SET PROBLEM
Word for word, copy all the data and drop the pictures.

EXERCISE MATERIALS
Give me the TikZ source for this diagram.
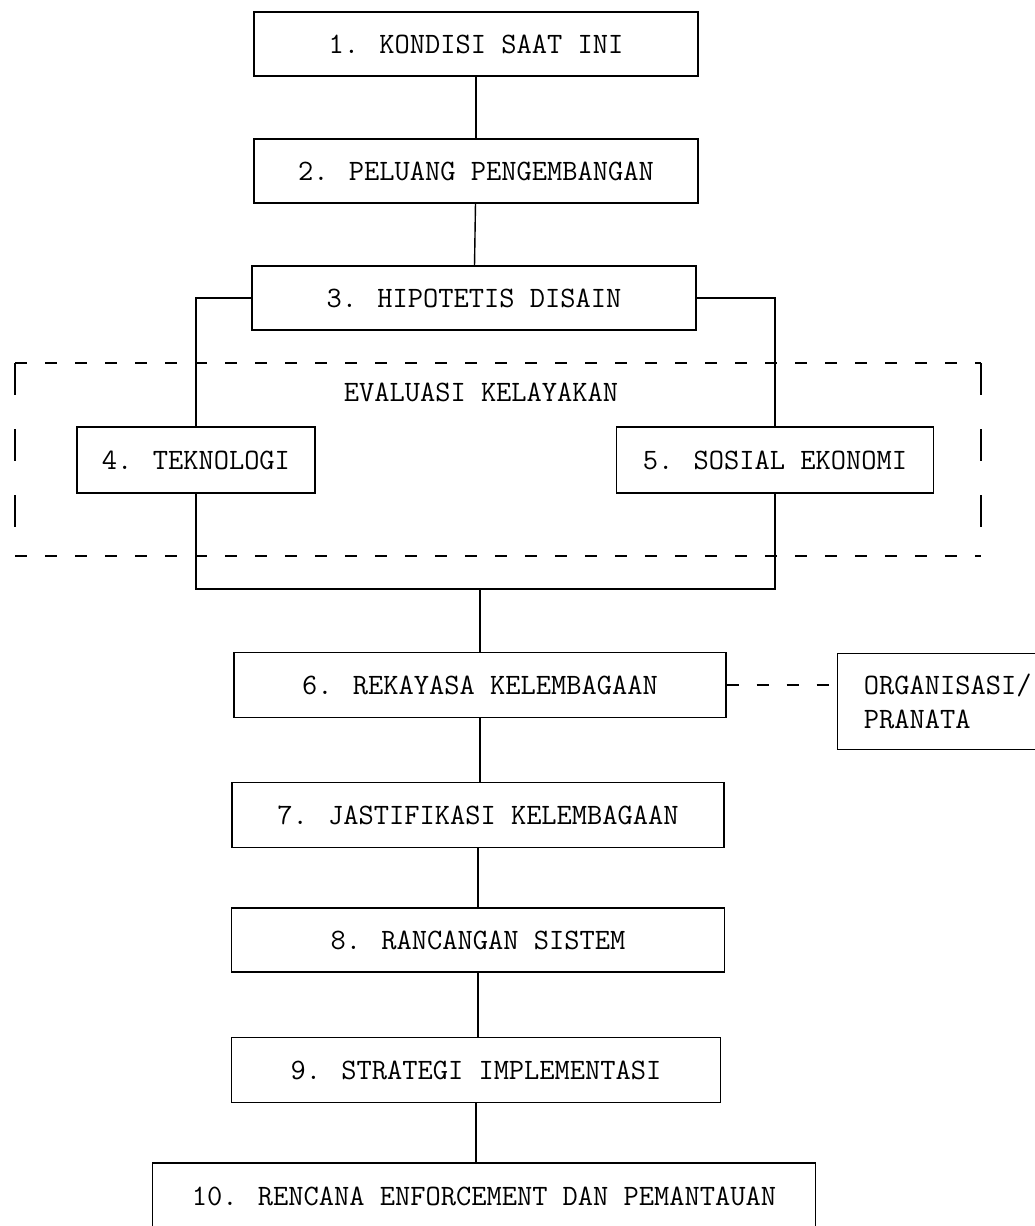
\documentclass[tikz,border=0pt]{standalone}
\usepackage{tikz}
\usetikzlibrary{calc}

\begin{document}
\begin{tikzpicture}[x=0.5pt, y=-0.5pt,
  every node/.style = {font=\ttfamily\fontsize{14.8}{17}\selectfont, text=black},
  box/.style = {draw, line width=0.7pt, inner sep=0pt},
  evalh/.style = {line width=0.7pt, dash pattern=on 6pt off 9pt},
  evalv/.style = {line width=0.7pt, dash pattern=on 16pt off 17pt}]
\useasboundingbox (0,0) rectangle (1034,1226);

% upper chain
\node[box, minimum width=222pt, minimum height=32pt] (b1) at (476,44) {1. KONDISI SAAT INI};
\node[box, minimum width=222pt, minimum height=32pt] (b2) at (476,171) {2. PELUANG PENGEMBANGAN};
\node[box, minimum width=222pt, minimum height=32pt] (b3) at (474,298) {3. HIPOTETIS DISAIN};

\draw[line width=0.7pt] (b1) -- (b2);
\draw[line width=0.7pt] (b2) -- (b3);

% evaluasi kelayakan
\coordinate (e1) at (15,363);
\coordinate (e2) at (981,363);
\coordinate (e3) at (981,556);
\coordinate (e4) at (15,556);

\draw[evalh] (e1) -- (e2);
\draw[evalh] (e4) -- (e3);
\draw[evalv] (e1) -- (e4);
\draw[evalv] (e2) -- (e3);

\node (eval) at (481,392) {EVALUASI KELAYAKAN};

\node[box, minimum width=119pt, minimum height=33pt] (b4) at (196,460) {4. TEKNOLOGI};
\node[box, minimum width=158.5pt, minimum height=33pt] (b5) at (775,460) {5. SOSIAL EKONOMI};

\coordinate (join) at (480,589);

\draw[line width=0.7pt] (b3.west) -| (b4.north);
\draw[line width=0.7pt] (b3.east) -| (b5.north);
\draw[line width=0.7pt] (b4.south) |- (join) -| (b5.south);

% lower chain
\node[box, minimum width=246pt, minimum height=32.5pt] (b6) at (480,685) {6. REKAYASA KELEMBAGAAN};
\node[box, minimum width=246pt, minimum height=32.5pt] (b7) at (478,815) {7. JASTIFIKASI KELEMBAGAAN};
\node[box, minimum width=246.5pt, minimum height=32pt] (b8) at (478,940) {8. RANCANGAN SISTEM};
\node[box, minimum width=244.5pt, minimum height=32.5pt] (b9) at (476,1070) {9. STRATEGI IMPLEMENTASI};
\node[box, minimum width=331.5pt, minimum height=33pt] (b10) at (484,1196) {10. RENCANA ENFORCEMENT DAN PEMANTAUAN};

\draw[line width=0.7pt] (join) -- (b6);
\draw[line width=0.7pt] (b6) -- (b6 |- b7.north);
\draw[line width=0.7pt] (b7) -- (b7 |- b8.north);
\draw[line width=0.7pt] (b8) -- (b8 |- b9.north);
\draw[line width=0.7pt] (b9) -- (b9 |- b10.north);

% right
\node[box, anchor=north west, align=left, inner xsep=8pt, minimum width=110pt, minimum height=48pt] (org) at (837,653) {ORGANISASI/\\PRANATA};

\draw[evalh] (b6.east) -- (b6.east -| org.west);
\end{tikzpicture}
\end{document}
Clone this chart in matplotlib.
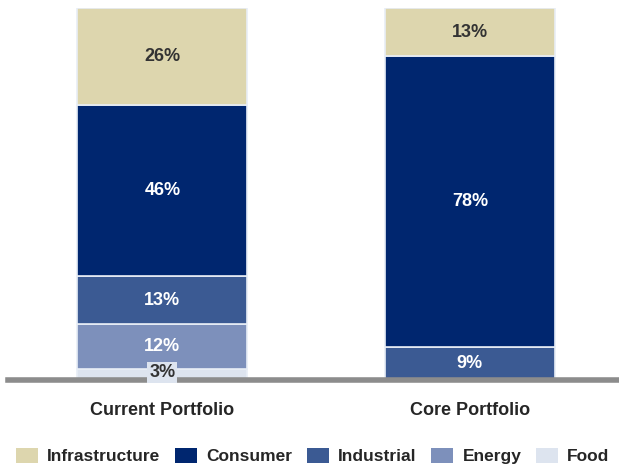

FULL SOLUTION
Give me the TikZ source for this diagram.
\documentclass[tikz,border=0pt]{standalone}
\usepackage{tikz}
\usetikzlibrary{calc}

\begin{document}
\begin{tikzpicture}[x=0.5pt, y=-0.5pt,
  every node/.style = {font=\ttfamily\fontsize{14.8}{17}\selectfont, text=black},
  box/.style = {draw, line width=0.7pt, inner sep=0pt},
  evalh/.style = {line width=0.7pt, dash pattern=on 6pt off 9pt},
  evalv/.style = {line width=0.7pt, dash pattern=on 16pt off 17pt}]
\useasboundingbox (0,0) rectangle (1034,1226);

% upper chain
\node[box, minimum width=222pt, minimum height=32pt] (b1) at (476,44) {1. KONDISI SAAT INI};
\node[box, minimum width=222pt, minimum height=32pt] (b2) at (476,171) {2. PELUANG PENGEMBANGAN};
\node[box, minimum width=222pt, minimum height=32pt] (b3) at (474,298) {3. HIPOTETIS DISAIN};

\draw[line width=0.7pt] (b1) -- (b2);
\draw[line width=0.7pt] (b2) -- (b3);

% evaluasi kelayakan
\coordinate (e1) at (15,363);
\coordinate (e2) at (981,363);
\coordinate (e3) at (981,556);
\coordinate (e4) at (15,556);

\draw[evalh] (e1) -- (e2);
\draw[evalh] (e4) -- (e3);
\draw[evalv] (e1) -- (e4);
\draw[evalv] (e2) -- (e3);

\node (eval) at (481,392) {EVALUASI KELAYAKAN};

\node[box, minimum width=119pt, minimum height=33pt] (b4) at (196,460) {4. TEKNOLOGI};
\node[box, minimum width=158.5pt, minimum height=33pt] (b5) at (775,460) {5. SOSIAL EKONOMI};

\coordinate (join) at (480,589);

\draw[line width=0.7pt] (b3.west) -| (b4.north);
\draw[line width=0.7pt] (b3.east) -| (b5.north);
\draw[line width=0.7pt] (b4.south) |- (join) -| (b5.south);

% lower chain
\node[box, minimum width=246pt, minimum height=32.5pt] (b6) at (480,685) {6. REKAYASA KELEMBAGAAN};
\node[box, minimum width=246pt, minimum height=32.5pt] (b7) at (478,815) {7. JASTIFIKASI KELEMBAGAAN};
\node[box, minimum width=246.5pt, minimum height=32pt] (b8) at (478,940) {8. RANCANGAN SISTEM};
\node[box, minimum width=244.5pt, minimum height=32.5pt] (b9) at (476,1070) {9. STRATEGI IMPLEMENTASI};
\node[box, minimum width=331.5pt, minimum height=33pt] (b10) at (484,1196) {10. RENCANA ENFORCEMENT DAN PEMANTAUAN};

\draw[line width=0.7pt] (join) -- (b6);
\draw[line width=0.7pt] (b6) -- (b6 |- b7.north);
\draw[line width=0.7pt] (b7) -- (b7 |- b8.north);
\draw[line width=0.7pt] (b8) -- (b8 |- b9.north);
\draw[line width=0.7pt] (b9) -- (b9 |- b10.north);

% right
\node[box, anchor=north west, align=left, inner xsep=8pt, minimum width=110pt, minimum height=48pt] (org) at (837,653) {ORGANISASI/\\PRANATA};

\draw[evalh] (b6.east) -- (b6.east -| org.west);
\end{tikzpicture}
\end{document}
Clone this chart in matplotlib.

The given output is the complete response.